NOTE 2-           SUMMARY OF SIGNIFICANT ACCOUNTING POLICIES (CONTINUED)

                  Reclassifications

                  Certain amounts for the three months ended December 31, 2001
                  have been reclassified to conform with the presentation of the
                  December 31, 2002 amounts. The reclassifications have no
                  effect on net income for the three months ended December 31,
                  2001.


NOTE 3-  PROPERTY AND EQUIPMENT

                  Property and equipment consist of the following at December
                  31, 2002:



                  Wind Farm                                          $5,700,000
                  Furniture and fixtures                                  3,000
                  Computer and office equipment                          67,417
                                                                   -------------
                                                                      5,770,417
                  Less:  accumulated depreciation                        18,221
                                                                   -------------
                  Net book value                                     $5,752,196
                                                                     ==========

                  Depreciation expense for the three months ended December 31,
                  2002 and 2001 was $4,743 and $1,600, respectively. There is no
                  depreciation recognized on the Wind Farm in 2002 or 2001 as it
                  is non operational until placed in service.

NOTE 4-  ADVANCES RECEIVABLE

                  As of December 31, 2002, notes receivable were $204,000. There
                  was no interest due the Company on these loans, and the
                  amounts due at December 31, 2002, are deemed by management to
                  have no specific repayment terms.
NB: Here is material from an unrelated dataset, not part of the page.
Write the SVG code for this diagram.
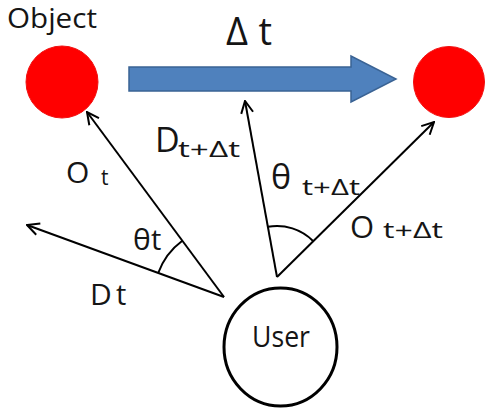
<svg xmlns="http://www.w3.org/2000/svg" width="486" height="410" viewBox="0 0 486 410">
  <defs>
    <marker id="open-arrow" viewBox="0 0 14 14" refX="13" refY="7" markerWidth="14" markerHeight="14" markerUnits="userSpaceOnUse" orient="auto">
      <polyline points="1,1 13,7 1,13" fill="none" stroke="#000" stroke-width="2" stroke-linejoin="miter"/>
    </marker>
  </defs>
  <style>
    text { font-family: "Open Sans", "Liberation Sans", Arial, sans-serif; fill: #151515; }
    .ray { stroke: #000; stroke-width: 2; fill: none; marker-end: url(#open-arrow); }
    .angle { stroke: #000; stroke-width: 2; fill: none; }
    .object { fill: #ff0000; stroke: #f21010; stroke-width: 1; }
    .big { font-size: 30px; }
    .sub { font-size: 21px; }
  </style>

  <rect width="486" height="410" fill="#fff"/>

  <!-- Object at time t -->
  <g id="object-t">
    <text x="7" y="28" font-size="27" textLength="90" lengthAdjust="spacingAndGlyphs">Object</text>
    <circle cx="62" cy="82" r="36" class="object"/>
  </g>

  <!-- Object at time t + Δt -->
  <g id="object-t-dt">
    <circle cx="449" cy="82" r="35.5" class="object"/>
  </g>

  <!-- Motion over Δt -->
  <g id="motion">
    <path d="M129,67 H351 V56 L396,79 L351,102 V91 H129 Z" fill="#4f81bd" stroke="#3a6394" stroke-width="1.5"/>
    <text x="226" y="45" font-size="38" textLength="46" lengthAdjust="spacing">Δt</text>
  </g>

  <!-- User -->
  <g id="user">
    <ellipse cx="280.5" cy="347" rx="56.5" ry="59" fill="#fff" stroke="#000" stroke-width="3"/>
    <text x="281" y="347" font-size="29" text-anchor="middle" textLength="58" lengthAdjust="spacingAndGlyphs">User</text>
  </g>

  <!-- Direction and object rays from the user -->
  <g id="connectors">
    <line x1="224" y1="297" x2="87" y2="112" class="ray"/>
    <line x1="224" y1="297" x2="27" y2="225" class="ray"/>
    <line x1="277" y1="277" x2="245" y2="101" class="ray"/>
    <line x1="277" y1="277" x2="434" y2="122" class="ray"/>
    <path d="M158.2,273 A70,70 0 0 1 182.3,240.7" class="angle"/>
    <path d="M267.9,226.8 A51,51 0 0 1 313.3,241.2" class="angle"/>
  </g>

  <!-- Labels -->
  <g id="label-ot">
    <text x="66" y="183" class="big">O</text>
    <text x="101" y="185" class="sub">t</text>
  </g>
  <g id="label-theta-t">
    <text x="133" y="250" font-size="30">θ</text>
    <text x="151" y="250" font-size="29">t</text>
  </g>
  <g id="label-dt">
    <text x="90" y="305" class="big">D</text>
    <text x="116" y="305" font-size="29">t</text>
  </g>
  <g id="label-d-t-dt">
    <text x="155" y="152" font-size="34">D</text>
    <text x="178" y="157" class="sub" textLength="62" lengthAdjust="spacingAndGlyphs">t+Δt</text>
  </g>
  <g id="label-theta-t-dt">
    <text x="271" y="189" font-size="34">θ</text>
    <text x="302" y="195" class="sub" textLength="58" lengthAdjust="spacingAndGlyphs">t+Δt</text>
  </g>
  <g id="label-o-t-dt">
    <text x="350" y="238" font-size="31">O</text>
    <text x="383" y="238" class="sub" textLength="60" lengthAdjust="spacingAndGlyphs">t+Δt</text>
  </g>
</svg>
NOTE 5-  COMMITMENTS AND CONTINGENCIES

                  The Company entered into a lease agreement in April 2001 in
                  Pleasanton, California. The Company paid $2,800 per month for
                  rent. This lease was terminated by the Company in October
                  2001, and all operations now run through the Oakhurst,
                  California location. The security deposit was expensed as part
                  of a rent payment in 2002.






                           VOLT INC. AND SUBSIDIARIES
        NOTES TO CONDENSED CONSOLIDATED FINANCIAL STATEMENTS (CONTINUED)
                           DECEMBER 31, 2002 AND 2001


NOTE 6-  STOCKHOLDERS' EQUITY

                  Common and Preferred Stock

                  The Company issued 1,000,000 shares of preferred stock to
                  Denis C. Tseklenis in consideration for the Wind Farm. This
                  preferred stock is convertible by the preferred stockholders
                  at their discretion and they will receive 5 shares of common
                  stock for each share of preferred stock.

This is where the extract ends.